Any help or pointers to the relevant Asterisk source code or documentation would be hugely appreciated. Thank you!

On Wednesday 08 April 2026 at 12:33:11, gauravs456 wrote:

My two channel legs are running on different codecs and sample rates:

  • Channel 1 (PSTN / caller leg): ulaw → 8kHz, 8-bit µ-law
  • Channel 2 (Voice bot / application leg): slin16 → 16kHz, 16-bit
    signed linear

Why?

Since this voice bot’s audio is going to get sent down the PSTN channel,
what’s the purpose of using a codec and sample rate which don’t match?

You’re not going to get a better quality of audio for the person on the end of
the PSTN connection, because 16-bit 16kHz can’t be sent down that channel.

I’d suggest the best solution is to get your voice bot to speak 8-bit 8kHz.

Antony.


I conclude that there are two ways of constructing a software design: One way
is to make it so simple that there are obviously no deficiencies, and the
other way is to make it so complicated that there are no obvious
deficiencies.

  • C A R Hoare

Thank you for the response. I should clarify — I’m using externalMedia which provides flexibility to use various codecs (ulaw, slin16, slin48, opus, etc.).

My question then becomes: If the bot/externalMedia leg supports these higher-quality codecs, shouldn’t we be able to leverage them end-to-end, rather than being limited to ulaw just because of the PSTN caller leg?

In other words:

  1. Is there a way to transcode the PSTN leg (ulaw → slin16/slin48) on-the-fly so both legs can operate at a higher quality internally?

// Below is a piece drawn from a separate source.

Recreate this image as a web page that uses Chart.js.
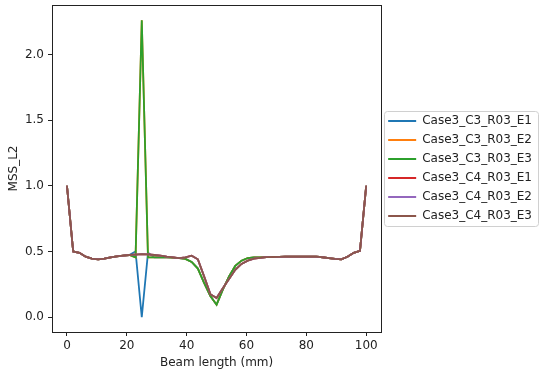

  2. If both legs can work at, say, slin16, would the MixMonitor recording then produce clean stereo output?

  3. Or is the limitation that PSTN codecs are hard constraints, and we’re forced to downgrade the entire system to ulaw?

On Wednesday 08 April 2026 at 18:07:02, gauravs456 wrote:

  1. Is there a way to transcode the PSTN leg (ulaw → slin16/slin48)
    on-the-fly so both legs can operate at a higher quality internally?

You can transcode it, yes, but you can’t improve the quality.

A transcoder can’t create detail which is (by design) missing from the
original. You’ll end up with four times the amount of data containing
precisely the same (quality of) information.

  1. If both legs can work at, say, slin16, would the MixMonitor recording
    then produce clean stereo output?

I believe it would, yes.

  1. Or is the limitation that PSTN codecs are hard constraints, and we’re
    forced to downgrade the entire system to ulaw?

Yes.

Antony.


APL [is a language], in which you can write a program to simulate shuffling a
deck of cards and then dealing them out to several players, in four
characters, none of which appear on a standard keyboard.

  • David Given

Well, that depends on your telco. More and more calls are moving across carrier networks with HD codecs like G722 from end-to-end.